Hair tied up in a top knot and face mastered to be like a one-tone bitch over the years, Nammy squinted her eyes and smirked.
“I’m serious. Are you even listening to me? I am the last single girl, just like Carrie,” I demanded, half drunk from the cheap liquor.
“No, you’re not,” said Nammy, while exhaling smoke in circles, sitting beside her plush pool.
“You’re married for five years and sitting in a skimpy slutty bikini below your building. What the hell do you know?” I spat out while taking a gulp.
“Ush, for god’s sake,” she rolled her eyes. She’s probably the only person who still calls me Ush, a shorter version of Ushnota, a name my poet/writer/director/creative extraordinaire dad had ever so lovingly given me. It has a lovely meaning – warmth; but over the years it took a backseat once I left Kolkata almost a decade back and the non-Bengali tongues found my nickname June a far better fit. Even though some of them time and again keeps reminding me how beautiful the name Ushnota really is. And hey, I agree. But at 28, I can safely say, if you call me Ushnota or any other weird Ush/Ushno/Ushy variations, you belong from a time in my life where I used to have questionable fashion choices and the Sony walkman was my best friend in the whole wide world (read: school).
“I’m turning 29 next month. Where did my 20s go? Where is my Mr. Big?” I pouted, and immediately corrected myself. “Dickwad Big fucking left her at the alter though. Should I really aim for that?” (Note: I turn into a foul-mouthed pirate when I’m tipsy)
“Of course you should. Did you see the apartment he bought and the walk-in closet he built for Carrie?” Namrata said, reminding me of priorities. See, this is why I need this girl in my life.
“Yeah, Big was like, ‘I got it’ and just bought that real estate heaven in Manhattan. ‘I got it’, like he’s buying her a Starbucks coffee. Now, I’m not aiming for Malabar Hill, but can my Mr. Big at least do that for me in Juhu? Is it even too much to ask for?” I swayed dangerously while taking a big swig.
“Why settle in Mumbai? Come to Singapore,” said Nammy, while staring at her freshly manicured nails. Her favourite thing to tell me these days is, ‘Come to Singapore.’
“I’m quitting my job” – “Come to Singapore.”
“Dude I’m PMS-ing so bad. Ugh I think I’m gonna die or something” – “Come to Singapore.”
“Nammy, I finally watched Asghar Farhadi’s The Salesman. So fucking ama…” – “Come to Singapore.”
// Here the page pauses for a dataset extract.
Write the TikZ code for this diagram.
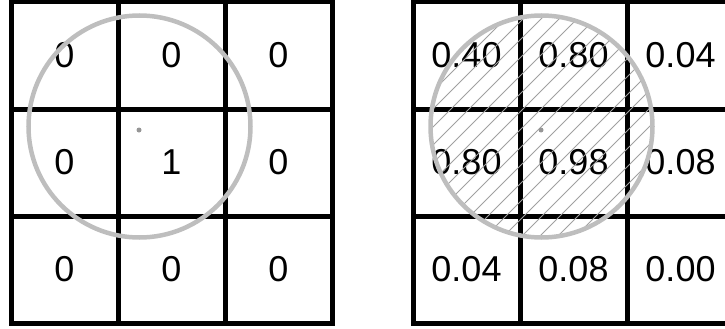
\documentclass[tikz,border=0pt]{standalone}
\usepackage{fontspec}
\setmainfont{Liberation Sans}
\usetikzlibrary{calc}
\definecolor{ringgray}{RGB}{190,190,190}
\definecolor{hatchgray}{RGB}{160,160,160}
\definecolor{dotgray}{RGB}{150,150,150}

\begin{document}
\begin{tikzpicture}[x=1pt, y=-1pt,
  cell/.style={draw=black, line width=5pt, rectangle, minimum size=107pt,
               inner sep=0pt, font=\fontsize{36}{36}\selectfont},
  ring/.style={draw=ringgray, line width=4.5pt},
  hatch/.style={draw=hatchgray, line width=1pt},
  ctr/.style={fill=dotgray, circle, minimum size=5pt, inner sep=0pt},
]
\useasboundingbox (0,0) rectangle (725,329);

% ---- Input grid (left) ----
\foreach \r/\c/\v in {0/0/0, 0/1/0, 0/2/0,
                      1/0/0, 1/1/1, 1/2/0,
                      2/0/0, 2/1/0, 2/2/0}
  \node[cell] (in-\r-\c) at ({64.5+107*\c},{55.5+107*\r}) {\v};

% ---- Output grid (right) ----
\foreach \r/\c/\v in {0/0/0.40, 0/1/0.80, 0/2/0.04,
                      1/0/0.80, 1/1/0.98, 1/2/0.08,
                      2/0/0.04, 2/1/0.08, 2/2/0.00}
  \node[cell] (out-\r-\c) at ({466.5+107*\c},{55.5+107*\r}) {\v};

% ---- Kernel centres ----
\coordinate (inc)  at (139.5,126.5);
\coordinate (outc) at (541.5,126.5);

% ---- Hatching inside the right circle ----
\begin{scope}
  \clip (outc) circle (111);
  \foreach \k in {-14,...,14}
    \draw[hatch] ($(outc)+(\k*18-150,150)$) -- ++(300,-300);
\end{scope}

% ---- Circles and centre dots ----
\draw[ring] (inc) circle (111);
\draw[ring] (outc) circle (111);
\node[ctr] (indot)  at (139,130) {};
\node[ctr] (outdot) at (541,130) {};
\end{tikzpicture}
\end{document}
“I feel so bad for Syria.” – “Arre come to Singapore na.”
I totally ignored her. “Carrie has encouraged me to update my blog after some 520 years. I’m so pumped up all of a sudden,” I said instead, feeling invincible like The Hulk.
“You totally should. You should’ve never stopped writing for yourself, in the first place. Like they say, date a writer and you shall never die,” said Nammy, who suddenly looked as wise as Dalai Lama in my drunken haze.
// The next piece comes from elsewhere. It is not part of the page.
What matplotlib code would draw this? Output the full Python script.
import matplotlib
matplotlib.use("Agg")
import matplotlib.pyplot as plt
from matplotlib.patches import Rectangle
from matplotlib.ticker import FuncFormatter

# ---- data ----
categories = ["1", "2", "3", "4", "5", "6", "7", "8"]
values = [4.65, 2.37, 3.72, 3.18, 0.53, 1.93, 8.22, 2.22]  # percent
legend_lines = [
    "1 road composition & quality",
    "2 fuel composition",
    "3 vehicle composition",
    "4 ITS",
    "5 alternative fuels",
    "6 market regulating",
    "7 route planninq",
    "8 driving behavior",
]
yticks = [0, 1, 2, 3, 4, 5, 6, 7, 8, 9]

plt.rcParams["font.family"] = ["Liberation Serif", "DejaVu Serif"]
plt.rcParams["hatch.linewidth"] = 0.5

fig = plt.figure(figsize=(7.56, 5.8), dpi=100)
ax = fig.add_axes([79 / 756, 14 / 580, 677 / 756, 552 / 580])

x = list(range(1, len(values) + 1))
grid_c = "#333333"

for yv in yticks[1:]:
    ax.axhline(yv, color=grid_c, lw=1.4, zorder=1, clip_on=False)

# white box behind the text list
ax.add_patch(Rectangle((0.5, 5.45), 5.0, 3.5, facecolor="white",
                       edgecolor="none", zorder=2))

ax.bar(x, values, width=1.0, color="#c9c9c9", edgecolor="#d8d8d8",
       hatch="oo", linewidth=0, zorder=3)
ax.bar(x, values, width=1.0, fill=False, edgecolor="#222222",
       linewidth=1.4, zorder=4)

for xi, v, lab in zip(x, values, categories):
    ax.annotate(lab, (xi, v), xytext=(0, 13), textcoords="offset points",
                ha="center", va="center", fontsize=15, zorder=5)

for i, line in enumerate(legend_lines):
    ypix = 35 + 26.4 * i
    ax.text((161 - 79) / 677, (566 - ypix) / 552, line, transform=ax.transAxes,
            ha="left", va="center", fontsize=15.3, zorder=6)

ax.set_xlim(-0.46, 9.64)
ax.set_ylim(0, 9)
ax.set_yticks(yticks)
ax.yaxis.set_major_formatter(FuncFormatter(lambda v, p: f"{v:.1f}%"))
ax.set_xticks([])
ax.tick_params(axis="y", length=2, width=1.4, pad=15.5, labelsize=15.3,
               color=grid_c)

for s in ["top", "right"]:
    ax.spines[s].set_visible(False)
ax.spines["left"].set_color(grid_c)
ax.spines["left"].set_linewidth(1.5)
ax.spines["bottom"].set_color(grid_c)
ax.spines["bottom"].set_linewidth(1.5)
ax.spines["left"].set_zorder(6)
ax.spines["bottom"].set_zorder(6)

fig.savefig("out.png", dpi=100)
“So true yaaaa,” I drawled – length of drawl being inversely proportional to my sobriety. “Okay bye, I’ll get back to the movie. I’ll call you later bruh,” I said and hung up.
It was a typical humid May night in Mumbai. I decreased the AC temperature and stuffed my face with some good ol’ KFC chicken. Forget men. I have chicken and beer forever, thank you very much. I resumed watching the movie.
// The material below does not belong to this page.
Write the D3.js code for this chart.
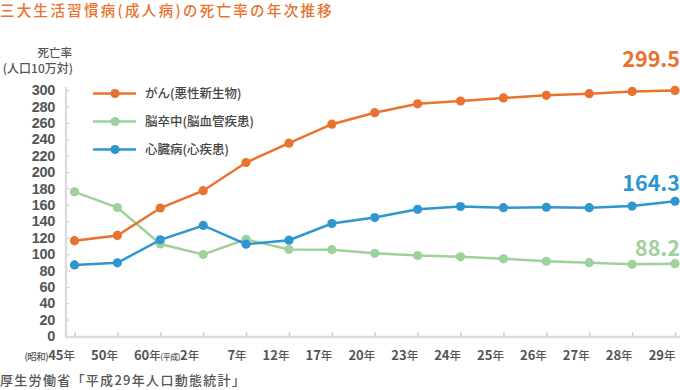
<!DOCTYPE html>
<html><head><meta charset="utf-8">
<script src="https://cdn.jsdelivr.net/npm/d3@7"></script>
<style>
html,body{margin:0;padding:0;background:#fff;}
svg{display:block;}
</style></head>
<body>
<script>
const eras = ["(昭和)","","","(平成)","","","","","","","","","","",""];
const categories = ["45年","50年","60年","2年","7年","12年","17年","20年","23年","24年","25年","26年","27年","28年","29年"];
const cancer = [116.3,122.6,156.1,177.2,211.6,235.2,258.3,272.3,283.2,286.6,290.3,293.5,295.5,298.3,299.5];
const stroke = [175.8,156.7,112.2,99.4,117.9,105.5,105.3,100.9,98.2,96.5,94.1,91.1,89.4,87.4,88.2];
const heart = [86.7,89.2,117.3,134.8,112.0,116.8,137.2,144.4,154.5,157.9,156.5,157.0,156.5,158.4,164.3];
const yTicks = d3.range(0, 301, 20);
const seriesNames = ["がん(悪性新生物)","脳卒中(脳血管疾患)","心臓病(心疾患)"];

const W = 680, H = 390;
const numFont = "'Noto Sans CJK JP',sans-serif";
const tickFont = "'Liberation Sans',Arial,sans-serif";
const jpFont = "'Noto Sans CJK JP',sans-serif";
const colors = {cancer:"#e9722f", stroke:"#9ed29a", heart:"#2f96cf"};

const svg = d3.select("body").append("svg").attr("width", W).attr("height", H);

const x = d3.scalePoint().domain(categories).range([74.5, 675]);
const y = d3.scaleLinear().domain([0, 300]).range([336, 90]);

// title
svg.append("text").attr("x", 0).attr("y", 16)
  .attr("font-family", jpFont).attr("font-size", 14.5).attr("font-weight", 500)
  .attr("letter-spacing", 2.3).attr("fill", "#e9722f")
  .text("三大生活習慣病(成人病)の死亡率の年次推移");

// y label
svg.append("text").attr("x", 72).attr("y", 57).attr("text-anchor", "end")
  .attr("font-family", jpFont).attr("font-size", 11.5).attr("font-weight", 500).attr("fill", "#555")
  .text("死亡率");
svg.append("text").attr("x", 73).attr("y", 73).attr("text-anchor", "end")
  .attr("font-family", jpFont).attr("font-size", 12).attr("font-weight", 500).attr("fill", "#555")
  .text("(人口10万対)");

// y axis
const yAxis = d3.axisRight(y).tickValues(yTicks).tickSize(4).tickFormat("");
const yg = svg.append("g").attr("transform", "translate(66,0)").call(yAxis);
yg.select(".domain").remove();
yg.selectAll(".tick line").attr("stroke", "#d0d0d0").attr("stroke-width", 1);
svg.append("line").attr("x1", 66).attr("x2", 66).attr("y1", 87).attr("y2", 337.5)
  .attr("stroke", "#dcdcdc").attr("stroke-width", 2.5);

svg.append("g").selectAll("text").data(yTicks).join("text")
  .attr("x", 55).attr("y", d => y(d)).attr("dy", "0.36em").attr("text-anchor", "end")
  .attr("font-family", tickFont).attr("font-size", 14.5).attr("font-weight", 700).attr("fill", "#555")
  .attr("letter-spacing", -0.3)
  .text(d => d);

// x axis
svg.append("line").attr("x1", 65).attr("x2", 680).attr("y1", 337).attr("y2", 337)
  .attr("stroke", "#dcdcdc").attr("stroke-width", 2.5);
const xAxis = d3.axisTop(x).tickSize(4).tickFormat("");
const xg = svg.append("g").attr("transform", "translate(0,336)").call(xAxis);
xg.select(".domain").remove();
xg.selectAll(".tick line").attr("stroke", "#d0d0d0").attr("stroke-width", 1.5);

const xl = svg.append("g").selectAll("text").data(categories).join("text")
  .attr("x", (d, i) => x(d) + (eras[i] && i > 0 ? -4 : 0.5)).attr("y", 360).attr("text-anchor", "end")
  .attr("font-family", numFont).attr("font-size", 13).attr("font-weight", 700).attr("fill", "#555");
xl.each(function(d, i){
  const t = d3.select(this);
  if (eras[i]) t.append("tspan").attr("font-size", i > 0 ? 8 : 9.5).attr("font-family", jpFont)
    .attr("font-weight", 500).attr("letter-spacing", -0.5).text(eras[i]);
  const m = d.match(/^(\d+)(年)$/);
  t.append("tspan").text(m[1]);
  t.append("tspan").attr("font-family", jpFont).attr("font-size", 11.5).attr("font-weight", 500).text(m[2]);
});

// source
svg.append("text").attr("x", 0).attr("y", 385)
  .attr("font-family", jpFont).attr("font-size", 13).attr("font-weight", 500)
  .attr("letter-spacing", 1.3).attr("fill", "#555")
  .text("厚生労働省「平成29年人口動態統計」");

// series
const series = [
  {key:"stroke", values: stroke, color: colors.stroke},
  {key:"cancer", values: cancer, color: colors.cancer},
  {key:"heart", values: heart, color: colors.heart}
];
const line = d3.line().x((d,i) => x(categories[i])).y(d => y(d));
series.forEach(s => {
  const g = svg.append("g");
  g.append("path").datum(s.values).attr("d", line)
    .attr("fill", "none").attr("stroke", s.color).attr("stroke-width", 2.5);
  g.selectAll("circle").data(s.values).join("circle")
    .attr("cx", (d,i) => x(categories[i])).attr("cy", d => y(d)).attr("r", 4.6)
    .attr("fill", s.color);
});

// legend
const legend = [
  {name: seriesNames[0], color: colors.cancer},
  {name: seriesNames[1], color: colors.stroke},
  {name: seriesNames[2], color: colors.heart}
];
const lg = svg.append("g").selectAll("g").data(legend).join("g")
  .attr("transform", (d,i) => `translate(0,${93.5 + i*28})`);
lg.append("line").attr("x1", 93).attr("x2", 136).attr("y1", 0).attr("y2", 0)
  .attr("stroke", d => d.color).attr("stroke-width", 2.5);
lg.append("circle").attr("cx", 115).attr("cy", 0).attr("r", 4.6).attr("fill", d => d.color);
lg.append("text").attr("x", 145).attr("y", 0).attr("dy", "0.36em")
  .attr("font-family", jpFont).attr("font-size", 12.5).attr("font-weight", 500).attr("fill", "#444")
  .text(d => d.name);

// end labels
const last = categories.length - 1;
const endLabels = [
  {v: cancer[last], color: colors.cancer, dy: -23},
  {v: heart[last], color: colors.heart, dy: -10},
  {v: stroke[last], color: colors.stroke, dy: -8}
];
svg.append("g").selectAll("text").data(endLabels).join("text")
  .attr("x", 680).attr("y", d => y(d.v) + d.dy).attr("text-anchor", "end")
  .attr("font-family", numFont).attr("font-size", 21.5).attr("font-weight", 700)
  .attr("fill", d => d.color)
  .text(d => d.v.toFixed(1));
</script>
</body></html>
I watched the girls sunbathing in Mexico as Carrie nursed her broken heart. And here, on a month end, I can’t even manage to go to Mahabaleshwar. What is this unfair life, I thought to myself and bellowed.
Right when ‘Auld lang syne’ started playing and Carrie went to meet Miranda all the way in downtown Manhattan on New Year’s Eve, I grew increasingly emo (read: drunk AF). So, I picked up the phone and did the most logical thing. I Facetimed Nilovna aka Nilo in Florida. Meet BFF No. 2. We’ve been friends since we were 3-years-old and let’s just say, there’s no point pretending in front of her. She can read my mind like a Harry Potter book – meaning, as fast as possible. I must mention here, I am an amazing drunk caller. I only drunk call my best friends, my dad or my dada. Like, I may take the most atrocious, most embarrassing decisions in life, but I’m extremely proud of my drunk calling skills because I never call an ex. “None of them are worth my drunk call,” I had once told Nammy proudly, while nursing a rather bad hangover and meant every word of it.
“I’m dying alone,” I made a puppy face and told Nilo, moment she answered my Facetime.
It was morning in USA and she was in her lab coat busy with her precious soil samples. She’s the cutest looking PhD nerd that I know of, and hey, no biases whatsoever here.
“Bullshit. Look at yourself. You’re so pretty,” said Nilo, in her true mejo-pishi style, balancing a stack of files in her hand.
I quickly checked myself out in the mirror beside me. My kajal was smudged and I was wearing an oversized grey tee-shirt, that, let’s be honest, has not been washed over a week. I swear I could even spot chicken crumbs beside my lip.
“You’re so sweet. You find me good looking even when I’m looking like a cocaine addict from Malad. Like the ones who need to shift to Malad from Bandra to support their habit, you know?” I sniffed and blew my nose.
“Keep drinking the beer and chill babe,” said Nilo, while lovingly looking at her soil samples.
“I want someone to look at me the way you look at your soil,” I said while gurgling the beer in my mouth.
“You don’t mean that. My life starts and ends in the lab. My advisor is such a bitch. Achha, why us? Why are we the only unmarried ones left?” she asked, finally looking at me, through her hot nerd glasses.
“I don’t know, Nilo. I was just watching SATC now and it reminded me of you. I am the last single girl, just like Carrie Bradshaw,” I said while staring into nothingness. Two tall beer bottles have been finished. I was almost attaining nirvana and clarity.
“And who am I?”
“Charlotte, of course. With a sprinkling of Miranda. You’re so smart and successful and I’m so proud of all your achievements,” pat came my well-articulated reply. Drunk me is nice. Drunk me is fun AND nice.
“What will I do without you?” she said, while checking out behind her shoulders if anyone’s looking.
“Girl, we got this. If not Vivianne Westwood, it’ll be Sabyasachi’s bridal couture. Have you seen his new Spring Udaipur collection?”
“Like obvi. I’ve found the perfect lehenga for you. It has two options too – one in green and one in maroon. Check Insta DM.”
“I love you.”
“I love you too.”
As I hung up, I had this big silly grin on my face. See, that’s the thing about girlfriends. They always say the right things at the right time. I have no P of Plan in place. There’s no Mr. Big. Heck, there’s not even a Mr. Too-tiny-for-me-to-notice. But we know it’s going to be a Sabyasachi lehenga and there will be this house in Juhu. And for now, that’s all I needed to hear.
As the wise old Carrie aka my pop culture alter ego rightly said once, “Maybe our girlfriends are our soulmates and guys are just people to have fun with.” Nailed. Raising my beer bottle like a pirate, on that one, girl!